Please give the data below again in full, exactly as it stands.

>> begin DATASET EXCERPT

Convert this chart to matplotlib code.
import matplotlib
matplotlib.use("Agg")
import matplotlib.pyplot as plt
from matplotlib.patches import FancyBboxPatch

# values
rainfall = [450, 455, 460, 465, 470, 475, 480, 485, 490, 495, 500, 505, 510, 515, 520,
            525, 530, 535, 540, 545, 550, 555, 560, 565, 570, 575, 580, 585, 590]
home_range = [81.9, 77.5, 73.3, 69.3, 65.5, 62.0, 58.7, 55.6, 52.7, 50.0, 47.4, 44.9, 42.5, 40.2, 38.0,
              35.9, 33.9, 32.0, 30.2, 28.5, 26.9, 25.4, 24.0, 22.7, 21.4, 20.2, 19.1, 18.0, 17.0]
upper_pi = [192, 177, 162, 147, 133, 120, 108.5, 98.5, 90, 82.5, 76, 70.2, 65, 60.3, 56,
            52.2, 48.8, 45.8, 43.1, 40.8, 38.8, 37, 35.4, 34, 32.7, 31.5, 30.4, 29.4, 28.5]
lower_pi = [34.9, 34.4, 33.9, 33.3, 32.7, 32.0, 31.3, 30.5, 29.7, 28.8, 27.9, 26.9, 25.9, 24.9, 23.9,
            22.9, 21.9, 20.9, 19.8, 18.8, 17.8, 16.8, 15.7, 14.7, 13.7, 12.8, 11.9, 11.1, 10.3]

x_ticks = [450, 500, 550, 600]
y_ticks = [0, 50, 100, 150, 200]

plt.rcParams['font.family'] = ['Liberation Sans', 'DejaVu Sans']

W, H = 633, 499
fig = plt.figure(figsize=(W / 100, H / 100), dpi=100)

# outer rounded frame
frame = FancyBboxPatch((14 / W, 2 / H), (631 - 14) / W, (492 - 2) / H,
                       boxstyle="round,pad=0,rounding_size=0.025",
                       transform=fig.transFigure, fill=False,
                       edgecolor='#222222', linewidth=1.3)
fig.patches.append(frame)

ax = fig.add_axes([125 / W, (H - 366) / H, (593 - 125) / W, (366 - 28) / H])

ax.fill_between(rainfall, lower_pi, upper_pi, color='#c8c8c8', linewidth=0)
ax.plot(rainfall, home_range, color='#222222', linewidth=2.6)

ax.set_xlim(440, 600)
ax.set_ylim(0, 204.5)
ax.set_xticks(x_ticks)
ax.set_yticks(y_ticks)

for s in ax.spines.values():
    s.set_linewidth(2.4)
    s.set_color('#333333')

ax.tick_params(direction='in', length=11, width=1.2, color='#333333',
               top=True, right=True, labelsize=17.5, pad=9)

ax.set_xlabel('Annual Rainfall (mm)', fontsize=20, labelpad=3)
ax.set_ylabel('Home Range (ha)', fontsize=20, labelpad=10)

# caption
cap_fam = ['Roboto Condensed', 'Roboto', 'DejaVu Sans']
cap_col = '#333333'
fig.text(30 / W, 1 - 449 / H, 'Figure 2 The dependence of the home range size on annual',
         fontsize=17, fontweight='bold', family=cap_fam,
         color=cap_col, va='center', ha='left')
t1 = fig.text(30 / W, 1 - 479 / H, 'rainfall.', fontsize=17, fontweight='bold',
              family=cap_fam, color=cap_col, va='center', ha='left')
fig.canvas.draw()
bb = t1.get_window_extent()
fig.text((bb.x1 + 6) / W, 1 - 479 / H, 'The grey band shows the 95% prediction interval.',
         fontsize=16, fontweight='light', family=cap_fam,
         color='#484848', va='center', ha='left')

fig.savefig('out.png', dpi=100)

>> end DATASET EXCERPT

**THE COMPLETED TASK**
Convert this chart to matplotlib code.
import matplotlib
matplotlib.use("Agg")
import matplotlib.pyplot as plt
from matplotlib.patches import FancyBboxPatch

# values
rainfall = [450, 455, 460, 465, 470, 475, 480, 485, 490, 495, 500, 505, 510, 515, 520,
            525, 530, 535, 540, 545, 550, 555, 560, 565, 570, 575, 580, 585, 590]
home_range = [81.9, 77.5, 73.3, 69.3, 65.5, 62.0, 58.7, 55.6, 52.7, 50.0, 47.4, 44.9, 42.5, 40.2, 38.0,
              35.9, 33.9, 32.0, 30.2, 28.5, 26.9, 25.4, 24.0, 22.7, 21.4, 20.2, 19.1, 18.0, 17.0]
upper_pi = [192, 177, 162, 147, 133, 120, 108.5, 98.5, 90, 82.5, 76, 70.2, 65, 60.3, 56,
            52.2, 48.8, 45.8, 43.1, 40.8, 38.8, 37, 35.4, 34, 32.7, 31.5, 30.4, 29.4, 28.5]
lower_pi = [34.9, 34.4, 33.9, 33.3, 32.7, 32.0, 31.3, 30.5, 29.7, 28.8, 27.9, 26.9, 25.9, 24.9, 23.9,
            22.9, 21.9, 20.9, 19.8, 18.8, 17.8, 16.8, 15.7, 14.7, 13.7, 12.8, 11.9, 11.1, 10.3]

x_ticks = [450, 500, 550, 600]
y_ticks = [0, 50, 100, 150, 200]

plt.rcParams['font.family'] = ['Liberation Sans', 'DejaVu Sans']

W, H = 633, 499
fig = plt.figure(figsize=(W / 100, H / 100), dpi=100)

# outer rounded frame
frame = FancyBboxPatch((14 / W, 2 / H), (631 - 14) / W, (492 - 2) / H,
                       boxstyle="round,pad=0,rounding_size=0.025",
                       transform=fig.transFigure, fill=False,
                       edgecolor='#222222', linewidth=1.3)
fig.patches.append(frame)

ax = fig.add_axes([125 / W, (H - 366) / H, (593 - 125) / W, (366 - 28) / H])

ax.fill_between(rainfall, lower_pi, upper_pi, color='#c8c8c8', linewidth=0)
ax.plot(rainfall, home_range, color='#222222', linewidth=2.6)

ax.set_xlim(440, 600)
ax.set_ylim(0, 204.5)
ax.set_xticks(x_ticks)
ax.set_yticks(y_ticks)

for s in ax.spines.values():
    s.set_linewidth(2.4)
    s.set_color('#333333')

ax.tick_params(direction='in', length=11, width=1.2, color='#333333',
               top=True, right=True, labelsize=17.5, pad=9)

ax.set_xlabel('Annual Rainfall (mm)', fontsize=20, labelpad=3)
ax.set_ylabel('Home Range (ha)', fontsize=20, labelpad=10)

# caption
cap_fam = ['Roboto Condensed', 'Roboto', 'DejaVu Sans']
cap_col = '#333333'
fig.text(30 / W, 1 - 449 / H, 'Figure 2 The dependence of the home range size on annual',
         fontsize=17, fontweight='bold', family=cap_fam,
         color=cap_col, va='center', ha='left')
t1 = fig.text(30 / W, 1 - 479 / H, 'rainfall.', fontsize=17, fontweight='bold',
              family=cap_fam, color=cap_col, va='center', ha='left')
fig.canvas.draw()
bb = t1.get_window_extent()
fig.text((bb.x1 + 6) / W, 1 - 479 / H, 'The grey band shows the 95% prediction interval.',
         fontsize=16, fontweight='light', family=cap_fam,
         color='#484848', va='center', ha='left')

fig.savefig('out.png', dpi=100)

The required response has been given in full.